**Task details:** Would you print the records below from the first line through the line containing "56.2, 56.0, 55.8];", skipping the pictures?

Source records
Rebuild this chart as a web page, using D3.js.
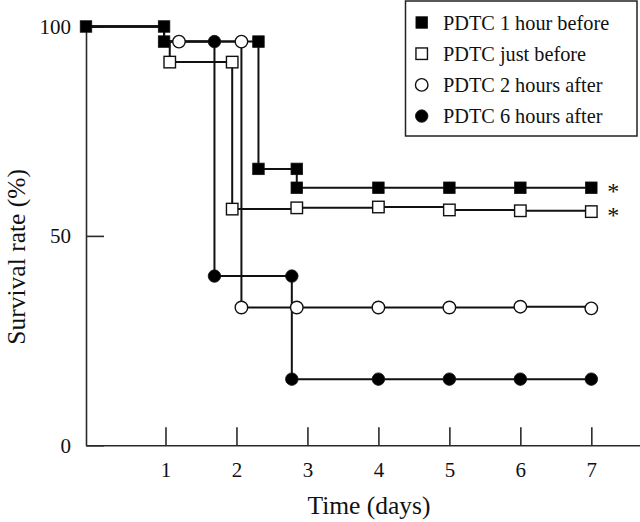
<!DOCTYPE html>
<html>
<head>
<meta charset="utf-8">
<script src="https://cdn.jsdelivr.net/npm/d3@7"></script>
<style>
  html, body { margin: 0; padding: 0; background: #fff; }
  svg { display: block; font-family: "Liberation Serif", "Times New Roman", serif; }
</style>
</head>
<body>
<svg id="chart" width="640" height="522"></svg>
<script>
// ---- Data ----
const seriesNames = ["PDTC 1 hour before", "PDTC just before", "PDTC 2 hours after", "PDTC 6 hours after"];
const seriesKinds = ["filledSquare", "openSquare", "openCircle", "filledCircle"];

// shared start of all curves (all groups at 100% then 96.4%)
const startTimes  = [-0.12, 0.98, 0.98];
const startValues = [100, 100, 96.4];

const oneHourBeforeTimes  = [2.31, 2.31, 2.85, 2.85, 4, 5, 6, 7];
const oneHourBeforeValues = [96.4, 66.0, 66.0, 61.5, 61.5, 61.5, 61.5, 61.5];

const justBeforeTimes  = [1.06, 1.94, 1.94, 2.85, 4, 5, 6, 7];
const justBeforeValues = [91.5, 91.5, 56.4, 56.7, 56.9, 56.2, 56.0, 55.8];

const twoHoursAfterTimes  = [1.19, 2.07, 2.07, 2.85, 4, 5, 6, 7];
const twoHoursAfterValues = [96.4, 96.4, 32.9, 32.9, 32.9, 32.9, 33.1, 32.7];

const sixHoursAfterTimes  = [1.69, 1.69, 2.78, 2.78, 4, 5, 6, 7];
const sixHoursAfterValues = [96.4, 40.4, 40.4, 15.8, 15.8, 15.8, 15.8, 15.8];

const xTickValues = [1, 2, 3, 4, 5, 6, 7];
const yTickValues = [0, 50, 100];
const significantSeries = ["PDTC 1 hour before", "PDTC just before"];
const xTitle = "Time (days)";
const yTitle = "Survival rate (%)";

// ---- Build ----
const zip = (t, v) => t.map((d, i) => ({ t: d, v: v[i] }));
const start = zip(startTimes, startValues);
const seriesPoints = [
  zip(oneHourBeforeTimes, oneHourBeforeValues),
  zip(justBeforeTimes, justBeforeValues),
  zip(twoHoursAfterTimes, twoHoursAfterValues),
  zip(sixHoursAfterTimes, sixHoursAfterValues)
];
const series = seriesNames.map((name, i) => ({
  name,
  kind: seriesKinds[i],
  line: start.concat(seriesPoints[i]),
  markers: i === 0 ? start.concat(seriesPoints[i]) : seriesPoints[i]
}));

const svg = d3.select("#chart");
const x = d3.scaleLinear().domain([-0.12, 7.7]).range([86, 641]);
const y = d3.scaleLinear().domain([0, 100]).range([445.3, 26.5]);

const axisColor = "#2a2a2a";

// x axis
const gx = svg.append("g").attr("transform", `translate(0,${y(0)})`)
  .call(d3.axisBottom(x).tickValues(xTickValues).tickFormat(d3.format("d"))
    .tickSizeInner(-18).tickSizeOuter(0).tickPadding(17));
gx.select(".domain").attr("stroke", axisColor).attr("stroke-width", 1.6);
gx.selectAll(".tick line").attr("stroke", axisColor).attr("stroke-width", 1.6);
gx.selectAll(".tick text").attr("font-size", 21).attr("fill", "#111")
  .attr("font-family", "Liberation Serif");

// y axis
const gy = svg.append("g").attr("transform", `translate(${x(-0.12)},0)`)
  .call(d3.axisLeft(y).tickValues(yTickValues).tickFormat(d3.format("d"))
    .tickSizeInner(-18).tickSizeOuter(0).tickPadding(15));
gy.select(".domain").attr("stroke", axisColor).attr("stroke-width", 1.6);
gy.selectAll(".tick line").attr("stroke", axisColor).attr("stroke-width", 1.6);
gy.selectAll(".tick text").attr("font-size", 21).attr("fill", "#111")
  .attr("font-family", "Liberation Serif");

// titles
svg.append("text").attr("x", 369).attr("y", 514).attr("text-anchor", "middle")
  .attr("font-size", 25.5).attr("fill", "#111").text(xTitle);
svg.append("text").attr("transform", `translate(25,${y(45)}) rotate(-90)`)
  .attr("text-anchor", "middle").attr("font-size", 25.5).attr("fill", "#111").text(yTitle);

// lines
const lineGen = d3.line().x(d => x(d.t)).y(d => y(d.v)).curve(d3.curveStepAfter);
svg.append("g").selectAll("path").data(series).join("path")
  .attr("d", d => lineGen(d.line))
  .attr("fill", "none").attr("stroke", "#111").attr("stroke-width", 2);

// markers
function drawMarker(sel, kind, size) {
  const filled = kind.startsWith("filled");
  const fill = filled ? "#000" : "#fff";
  if (kind.endsWith("Square")) {
    sel.append("rect").attr("x", -size / 2).attr("y", -size / 2)
      .attr("width", size).attr("height", size)
      .attr("fill", fill).attr("stroke", "#111").attr("stroke-width", filled ? 0.8 : 1.4);
  } else {
    sel.append("circle").attr("r", size / 2 + 0.5)
      .attr("fill", fill).attr("stroke", "#111").attr("stroke-width", filled ? 0.8 : 1.4);
  }
}
const markerOrder = [2, 1, 3, 0];
markerOrder.forEach(i => {
  const s = series[i];
  svg.append("g").selectAll("g").data(s.markers).join("g")
    .attr("transform", d => `translate(${x(d.t)},${y(d.v)})`)
    .each(function () { drawMarker(d3.select(this), s.kind, 11.5); });
});

// significance asterisks
series.filter(s => significantSeries.includes(s.name)).forEach(s => {
  const last = s.markers[s.markers.length - 1];
  svg.append("text").attr("x", x(last.t) + 22).attr("y", y(last.v) + 11)
    .attr("text-anchor", "middle").attr("font-size", 24).attr("fill", "#111").text("*");
});

// legend
const lg = svg.append("g");
lg.append("rect").attr("x", 405.5).attr("y", 1).attr("width", 231.5).attr("height", 135)
  .attr("fill", "#fff").attr("stroke", "#222").attr("stroke-width", 1.5);
series.forEach((s, i) => {
  const row = lg.append("g").attr("transform", `translate(0,${22.5 + i * 31.2})`);
  const m = row.append("g").attr("transform", "translate(421.7,0)");
  drawMarker(m, s.kind, 11.5);
  row.append("text").attr("x", 443).attr("y", 7).attr("font-size", 20.3)
    .attr("fill", "#111").text(s.name);
});
</script>
</body>
</html>
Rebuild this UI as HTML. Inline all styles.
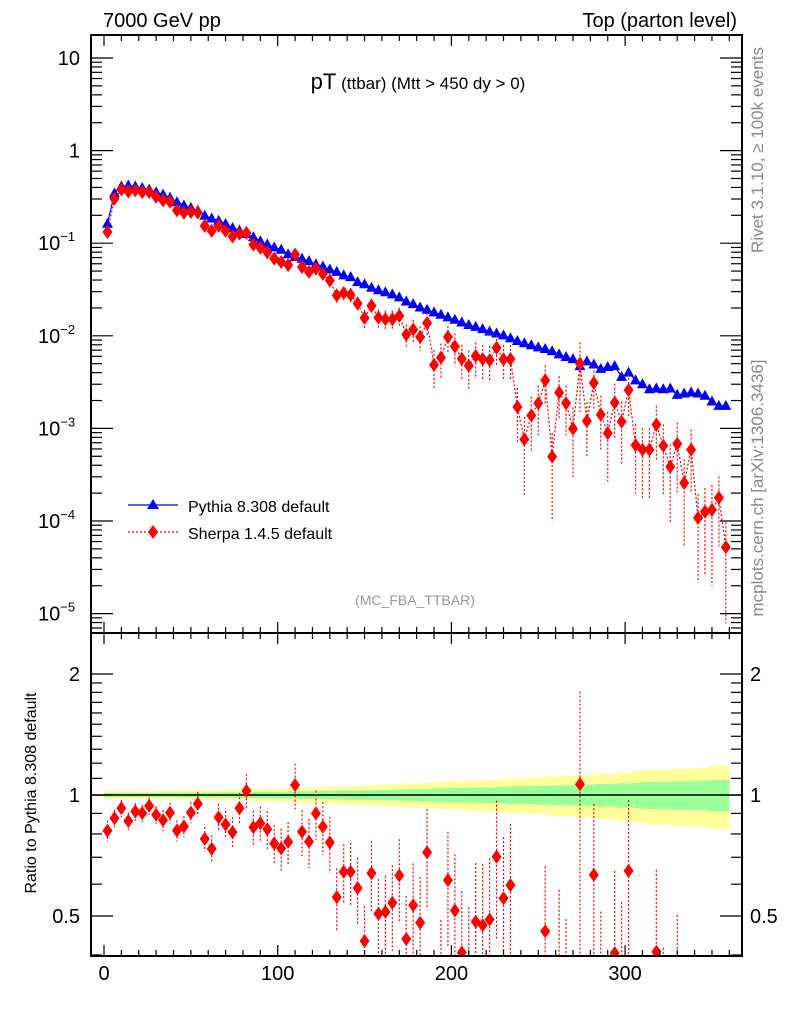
<!DOCTYPE html>
<html><head><meta charset="utf-8"><style>
html,body{margin:0;padding:0;background:#fff;width:786px;height:1024px;overflow:hidden;}
svg{display:block;font-family:"Liberation Sans",sans-serif;}
</style></head><body>
<svg id="c" width="786" height="1024" viewBox="0 0 786 1024">
<text x="103" y="27" font-size="20">7000 GeV pp</text>
<text x="737" y="27" font-size="20" text-anchor="end">Top (parton level)</text>
<text x="418" y="89" text-anchor="middle"><tspan font-size="22">pT</tspan><tspan font-size="17"> (ttbar) (Mtt &gt; 450 dy &gt; 0)</tspan></text>
<text x="415" y="605" font-size="14" fill="#999" text-anchor="middle">(MC_FBA_TTBAR)</text>
<text transform="translate(763,150) rotate(-90)" font-size="17" fill="#888" text-anchor="middle">Rivet 3.1.10, ≥ 100k events</text>
<text transform="translate(763,488) rotate(-90)" font-size="17" fill="#888" text-anchor="middle">mcplots.cern.ch [arXiv:1306.3436]</text>
<text transform="translate(36,793) rotate(-90)" font-size="16" text-anchor="middle">Ratio to Pythia 8.308 default</text>
<g id="main"></g>
<g id="ratio"></g>
<g id="axes"></g>
<g>
<g>
<line x1="128" y1="505" x2="178" y2="505" stroke="#00f" stroke-width="1.2"/>
<polygon points="153,499 159,509 147,509" fill="#00f"/>
<text x="188" y="512" font-size="16">Pythia 8.308 default</text></g>
<g>
<line x1="128" y1="532" x2="178" y2="532" stroke="#f00" stroke-width="1.2" stroke-dasharray="2,2"/>
<polygon points="153,525 158,532 153,539 148,532" fill="#f00"/>
<text x="188" y="539" font-size="16">Sherpa 1.4.5 default</text></g>
</g>
</svg>
<script>
const pythia=[0.162,0.345,0.41,0.42,0.41,0.395,0.38,0.355,0.335,0.31,0.277,0.255,0.24,0.225,0.198,0.185,0.175,0.161,0.146,0.137,0.126,0.116,0.105,0.097,0.090,0.085,0.076,0.071,0.068,0.064,0.059,0.056,0.052,0.049,0.045,0.043,0.038,0.036,0.033,0.031,0.0295,0.028,0.026,0.0235,0.022,0.0202,0.0191,0.0179,0.0169,0.0158,0.0149,0.0139,0.0131,0.0125,0.0118,0.0111,0.0106,0.0101,0.0094,0.0088,0.0083,0.0079,0.0075,0.0072,0.0068,0.0063,0.0059,0.0056,0.0047,0.0053,0.0049,0.0044,0.0046,0.0047,0.0036,0.0040,0.0033,0.0030,0.00265,0.0027,0.00265,0.0027,0.0023,0.00238,0.00244,0.00238,0.00225,0.00195,0.00175,0.00175];
const sherpa=[0.132,0.302,0.380,0.362,0.373,0.356,0.357,0.317,0.290,0.280,0.226,0.213,0.217,0.214,0.154,0.136,0.154,0.136,0.118,0.127,0.129,0.0964,0.0893,0.0797,0.0682,0.0626,0.0581,0.0752,0.0551,0.0490,0.0531,0.0467,0.0396,0.0273,0.0290,0.0277,0.0223,0.0156,0.0211,0.0157,0.0151,0.0151,0.0164,0.0103,0.0117,0.00972,0.01375,0.00486,0.00581,0.0097,0.00769,0.00564,0.00475,0.00605,0.0056,0.00544,0.00744,0.00559,0.00561,0.0017,0.00076,0.00138,0.00187,0.0033,0.000496,0.00244,0.00187,0.00099,0.0050,0.0012,0.0031,0.00141,0.00089,0.0019,0.00118,0.00259,0.00066,0.00059,0.00059,0.0011,0.00065,0.000385,0.00068,0.000257,0.00059,0.000108,0.000126,0.000132,0.000178,0.0000522];
const sherpaErr=[0.06,0.05,0.05,0.05,0.05,0.05,0.05,0.05,0.06,0.06,0.06,0.06,0.06,0.07,0.07,0.08,0.08,0.08,0.09,0.09,0.10,0.10,0.10,0.11,0.11,0.12,0.12,0.13,0.13,0.14,0.14,0.15,0.16,0.18,0.17,0.18,0.19,0.22,0.2,0.22,0.23,0.24,0.23,0.28,0.27,0.3,0.28,0.45,0.42,0.32,0.38,0.42,0.45,0.4,0.42,0.42,0.38,0.42,0.42,0.6,0.75,0.6,0.55,0.45,0.8,0.5,0.55,0.7,0.7,0.6,0.5,0.6,0.7,0.6,0.65,0.5,0.7,0.7,0.7,0.6,0.7,0.75,0.7,0.8,0.65,0.8,0.8,0.85,0.7,0.85];
const pythiaErr=[0.012,0.011,0.011,0.011,0.011,0.011,0.011,0.012,0.012,0.012,0.012,0.013,0.013,0.013,0.014,0.014,0.014,0.015,0.015,0.016,0.016,0.017,0.017,0.018,0.018,0.019,0.02,0.02,0.021,0.021,0.022,0.023,0.023,0.024,0.025,0.026,0.027,0.027,0.028,0.029,0.03,0.031,0.032,0.033,0.034,0.035,0.036,0.037,0.038,0.039,0.04,0.041,0.042,0.043,0.044,0.045,0.046,0.047,0.05,0.049,0.05,0.052,0.052,0.053,0.055,0.056,0.057,0.058,0.062,0.06,0.062,0.065,0.064,0.064,0.07,0.068,0.072,0.075,0.078,0.078,0.078,0.078,0.082,0.082,0.082,0.082,0.084,0.088,0.09,0.09];
const binCenters=pythia.map((_,i)=>2+4*i);
const xTickLabels=["0","100","200","300"];
const mainTickExps=[1,0,-1,-2,-3,-4,-5];
const ratioTickLabels=["0.5","1","2"];

const NS="http://www.w3.org/2000/svg";
const L=91,R=742,MT=35,MB=633,RB=956;
const X=v=>104+1.737*v;
const Y=v=>58+(1-Math.log10(v))*92.6;
const YR=r=>795-121*Math.log2(r);
function mk(tag,at,parent){const e=document.createElementNS(NS,tag);for(const k in at)e.setAttribute(k,at[k]);parent.appendChild(e);return e;}
const gM=document.getElementById('main'),gR=document.getElementById('ratio'),gA=document.getElementById('axes');

const defs=mk('defs',{},document.getElementById('c'));
const cp1=mk('clipPath',{id:'cm'},defs);mk('rect',{x:L,y:MT,width:R-L,height:MB-MT},cp1);
const cp2=mk('clipPath',{id:'cr'},defs);mk('rect',{x:L,y:MB,width:R-L,height:RB-MB},cp2);
gM.setAttribute('clip-path','url(#cm)');gR.setAttribute('clip-path','url(#cr)');

let yt='',yb='',gt='',gb='';
binCenters.forEach((c,i)=>{const x0=X(c-2),x1=X(c+2),e=pythiaErr[i];
 yt+=`${x0},${YR(1+2*e)} ${x1},${YR(1+2*e)} `;yb=`${x1},${YR(1-2*e)} ${x0},${YR(1-2*e)} `+yb;
 gt+=`${x0},${YR(1+e)} ${x1},${YR(1+e)} `;gb=`${x1},${YR(1-e)} ${x0},${YR(1-e)} `+gb;});
const yb1=mk('polygon',{points:yt+yb,fill:'#ffff99'},gR);


const gb1=mk('polygon',{points:gt+gb,fill:'#99ff99'},gR);


const rl=mk('line',{x1:L,x2:R,y1:YR(1),y2:YR(1),stroke:'#000','stroke-width':1.5},gR);



const pl=mk('polyline',{points:binCenters.map((c,i)=>`${X(c)},${Y(pythia[i])}`).join(' '),fill:'none',stroke:'#00f','stroke-width':1.2},gM);


binCenters.forEach((c,i)=>{const x=X(c),y=Y(pythia[i]);
 const t=mk('polygon',{points:`${x},${y-6} ${x+5.5},${y+4} ${x-5.5},${y+4}`,fill:'#00f'},gM);
 
 });

const sl=mk('polyline',{points:binCenters.map((c,i)=>`${X(c)},${Y(sherpa[i])}`).join(' '),fill:'none',stroke:'#f00','stroke-width':1.2,'stroke-dasharray':'2,2'},gM);


binCenters.forEach((c,i)=>{const x=X(c),v=sherpa[i],e=sherpaErr[i];
 const lo=v*(1-e)>0?Y(v*(1-e)):MB+5;
 const eb=mk('line',{x1:x,x2:x,y1:Y(v*(1+e)),y2:Math.min(lo,MB+5),stroke:'#f00','stroke-width':1.2,'stroke-dasharray':'2,2'},gM);
 
 
 const y=Y(v);
 const d=mk('polygon',{points:`${x},${y-7} ${x+5},${y} ${x},${y+7} ${x-5},${y}`,fill:'#f00'},gM);
 
 });

binCenters.forEach((c,i)=>{const x=X(c),r=sherpa[i]/pythia[i],e=sherpaErr[i];
 const lo=r*(1-e)>0?YR(r*(1-e)):RB+5;
 const eb=mk('line',{x1:x,x2:x,y1:YR(r*(1+e)),y2:Math.min(lo,RB+5),stroke:'#f00','stroke-width':1.2,'stroke-dasharray':'2,2'},gR);
 
 
 const y=YR(r);
 const d=mk('polygon',{points:`${x},${y-7} ${x+5},${y} ${x},${y+7} ${x-5},${y}`,fill:'#f00'},gR);
 
 });

const f1=mk('rect',{x:L,y:MT,width:R-L,height:MB-MT,fill:'none',stroke:'#000','stroke-width':2},gA);


const f2=mk('rect',{x:L,y:MB,width:R-L,height:RB-MB,fill:'none',stroke:'#000','stroke-width':2},gA);


function tk(x1,y1,x2,y2){mk('line',{x1,y1,x2,y2,stroke:'#000','stroke-width':1.2},gA);}
for(let v=0;v<=360;v+=10){const x=X(v),big=v%100===0;const l=big?11:6;
 tk(x,MT,x,MT+l);tk(x,MB,x,MB-l);tk(x,MB,x,MB+l);tk(x,RB,x,RB-l);}
xTickLabels.forEach(s=>{const t=mk('text',{x:X(+s),y:RB+24,'font-size':20,'text-anchor':'middle'},gA);t.textContent=s;
 
 });
mainTickExps.forEach(p=>{const y=Y(Math.pow(10,p));tk(L,y,L+22,y);tk(R,y,R-22,y);
 for(let m=2;m<=9;m++){const yy=Y(m*Math.pow(10,p-1));if(yy>MT&&yy<MB){tk(L,yy,L+11,yy);tk(R,yy,R-11,yy);}}
 for(let m=2;m<=9;m++){const yy=Y(m*Math.pow(10,p));if(p===1&&yy>MT){tk(L,yy,L+11,yy);tk(R,yy,R-11,yy);}}
 let t;
 if(p===1||p===0){t=mk('text',{x:80,y:y+7,'font-size':20,'text-anchor':'end'},gA);t.textContent=p===1?'10':'1';}
 else{t=mk('text',{x:38,y:y+7,'font-size':20},gA);
  const a=document.createElementNS(NS,'tspan');a.textContent='10';t.appendChild(a);
  const b=document.createElementNS(NS,'tspan');b.setAttribute('font-size','13');b.setAttribute('dy','-9');b.textContent=String(p).replace('-','−');t.appendChild(b);}
 
 });
[0.4,0.5,0.6,0.7,0.8,0.9,1,1.1,1.2,1.3,1.4,1.5,1.6,1.7,1.8,1.9,2].forEach(r=>{const y=YR(r);if(y<MB||y>RB)return;
 const big=(r===0.5||r===1||r===2);const l=big?22:11;tk(L,y,L+l,y);tk(R,y,R-l,y);});
ratioTickLabels.forEach(s=>{const y=YR(+s)+7;
 const t=mk('text',{x:80,y,'font-size':20,'text-anchor':'end'},gA);t.textContent=s;
 
 
 const t2=mk('text',{x:750,y,'font-size':20},gA);t2.textContent=s;
 
 });
</script>
</body></html>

**Answer:**
Rebuild this chart as a web page, using D3.js.
<!DOCTYPE html>
<html>
<head>
<meta charset="utf-8">
<script src="https://cdn.jsdelivr.net/npm/d3@7"></script>
<style>
  html, body { margin: 0; padding: 0; background: #fff; }
  svg { display: block; font-family: "Liberation Serif", "Times New Roman", serif; }
</style>
</head>
<body>
<svg id="chart" width="640" height="522"></svg>
<script>
// ---- Data ----
const seriesNames = ["PDTC 1 hour before", "PDTC just before", "PDTC 2 hours after", "PDTC 6 hours after"];
const seriesKinds = ["filledSquare", "openSquare", "openCircle", "filledCircle"];

// shared start of all curves (all groups at 100% then 96.4%)
const startTimes  = [-0.12, 0.98, 0.98];
const startValues = [100, 100, 96.4];

const oneHourBeforeTimes  = [2.31, 2.31, 2.85, 2.85, 4, 5, 6, 7];
const oneHourBeforeValues = [96.4, 66.0, 66.0, 61.5, 61.5, 61.5, 61.5, 61.5];

const justBeforeTimes  = [1.06, 1.94, 1.94, 2.85, 4, 5, 6, 7];
const justBeforeValues = [91.5, 91.5, 56.4, 56.7, 56.9, 56.2, 56.0, 55.8];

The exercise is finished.